ASER. 2006. Annual Status of Education Report (2005): Rural. Available at: https://img.asercentre.org/docs/Publications/ASER%20Reports/ASER_2005/aserfullreport2005.pdf

ASER. 2011. Annual Status of Education Report (2010): Rural. Available at: https://img.asercentre.org/docs/Publications/ASER%20Reports/ASER_2010/ASERReport2010.pdf

ASER. 2017. Annual Status of Education Report (2016): Rural. Available at: https://img.asercentre.org/docs/Publications/ASER%20Reports/ASER%202016/aser_2016.pdf

ASER. 2019. Annual Status of Education Report (2018): Rural. Available at: https://img.asercentre.org/docs/ASER%202018/Release%20Material/aserreport2018.pdf

Banerji, R. 2019. Behind the Headlines (ASER 2018). RISE Programme Blog. Available at: https://riseprogramme.org/blog/behind-the-headlines_ASER2018

Banerji, R. 2021. Learning for All: Lessons from ASER and Pratham in India on the Role of Citizens and Communities in Improving Children’s Learning.
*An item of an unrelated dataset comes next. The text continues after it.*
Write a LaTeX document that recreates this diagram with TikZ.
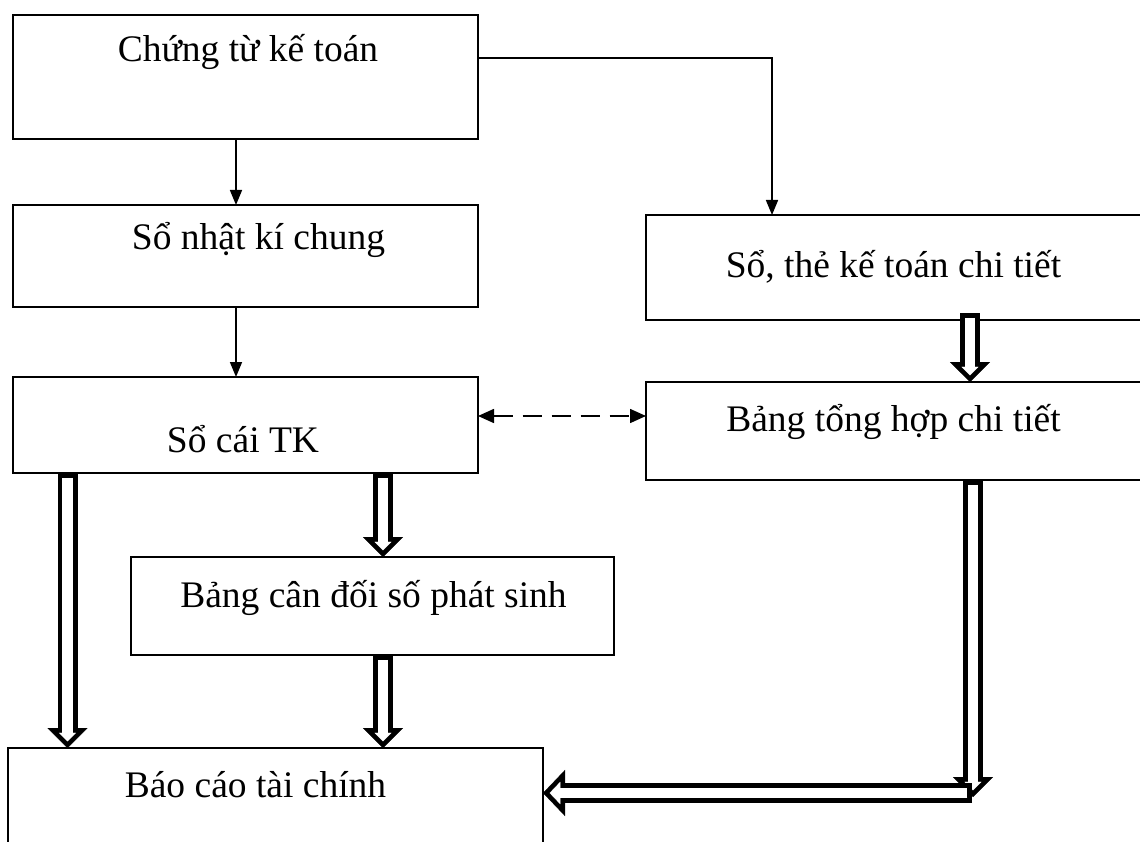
\documentclass[tikz,border=0pt]{standalone}
\usepackage{fontspec}
\setmainfont{Liberation Serif}
\usetikzlibrary{arrows.meta,calc}

\tikzset{
  box/.style={draw, line width=1.6pt, inner sep=0pt, outer sep=0pt, anchor=north west},
  lbl/.style={anchor=base, inner sep=0pt, font=\fontsize{37.5}{45}\selectfont},
  thinarrow/.style={line width=1.6pt, -{Triangle[length=15pt,width=12pt]}},
  dasharrow/.style={line width=1.6pt, dash pattern=on 19pt off 10pt,
    {Triangle[length=16pt,width=14pt]}-{Triangle[length=16pt,width=14pt]}},
  % hollow block arrow: thick black stroke, then a white inner stroke on top
  hollowv/.style={line width=20pt, -{Triangle[length=20pt,width=40pt,line width=0.3pt]},
    postaction={draw=white, line width=10.5pt, shorten <=4.75pt, shorten >=6.7pt,
      -{Triangle[length=8.55pt,width=17.1pt,line width=0.3pt]}}},
  hollowh/.style={line width=20pt, -{Triangle[length=22pt,width=46pt,line width=0.3pt]},
    postaction={draw=white, line width=10.5pt, shorten <=4.75pt, shorten >=6.6pt,
      -{Triangle[length=10.7pt,width=22.3pt,line width=0.3pt]}}},
}

\begin{document}
\begin{tikzpicture}[x=1pt, y=-1pt]
\useasboundingbox (0,0) rectangle (1140,842);
\clip (0,0) rectangle (1140,842);
\fill[white] (0,0) rectangle (1140,842);

% boxes
\node[box, minimum width=465pt, minimum height=124pt] (b1) at (13,15) {};
\node[box, minimum width=465pt, minimum height=102pt] (b2) at (13,205) {};
\node[box, minimum width=465pt, minimum height=96pt]  (b3) at (13,377) {};
\node[box, minimum width=504pt, minimum height=105pt] (b4) at (646,215) {};
\node[box, minimum width=504pt, minimum height=98pt]  (b5) at (646,382) {};
\node[box, minimum width=483pt, minimum height=98pt]  (b6) at (131,557) {};
\node[box, minimum width=535pt, minimum height=122pt] (b7) at (8,748) {};

% labels
\node[lbl] (t1) at (248,62)    {Chứng từ kế toán};
\node[lbl] (t2) at (258.5,250) {Sổ nhật kí chung};
\node[lbl] (t3) at (243,452)   {Sổ cái TK};
\node[lbl] (t4) at (893.5,277) {Sổ, thẻ kế toán chi tiết};
\node[lbl] (t5) at (893.5,431) {Bảng tổng hợp chi tiết};
\node[lbl] (t6) at (373.5,607) {Bảng cân đối số phát sinh};
\node[lbl] (t7) at (255.5,797) {Báo cáo tài chính};

% guide coordinates
\coordinate (xa) at (236,0);
\coordinate (xb) at (772,58);
\coordinate (yd) at (0,416);
\coordinate (h1) at (970,0);
\coordinate (h2) at (67.5,0);
\coordinate (h3) at (383,0);
\coordinate (h4) at (973,0);
\coordinate (bend) at (973,797);
\coordinate (hstart) at (972,793);

% thin connectors
\draw[thinarrow] (b1.south -| xa) -- (b2.north -| xa);
\draw[thinarrow] (b2.south -| xa) -- (b3.north -| xa);
\draw[thinarrow] (b1.east |- xb) -| (b4.north -| xb);
\draw[dasharrow] (b3.east |- yd) -- (b5.west |- yd);

% hollow connectors
\draw[hollowv] ($(b4.south -| h1)+(0,-7)$) -- (b5.north -| h1);
\draw[hollowv] (b3.south -| h2) -- (b7.north -| h2);
\draw[hollowv] (b3.south -| h3) -- (b6.north -| h3);
\draw[hollowv] (b6.south -| h3) -- (b7.north -| h3);
\draw[hollowv] (b5.south -| h4) -- (bend);
\draw[hollowh] (hstart) -- (b7.east |- hstart);
\end{tikzpicture}
\end{document}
In: Ra, S., Jagannathan, S., Maclean, R. (eds) Powering a Learning Society During an Age of Disruption. Education in the Asia-Pacific Region: Issues, Concerns and Prospects, vol 58. Springer, Singapore. https://doi.org/10.1007/978-981-16-0983-1_13

Government of India. 2018. Education Statistics at a Glance. Ministry of Human Resource Development, Department of School Education & Literacy, Statistics Division, New Delhi. Available at: https://www.education.gov.in/sites/upload_files/mhrd/files/statistics-new/ESAG-2018.pdf

Footnotes

  • 1Grades are called ‘standards’ in India. In this blog, standards and grades are used interchangeably.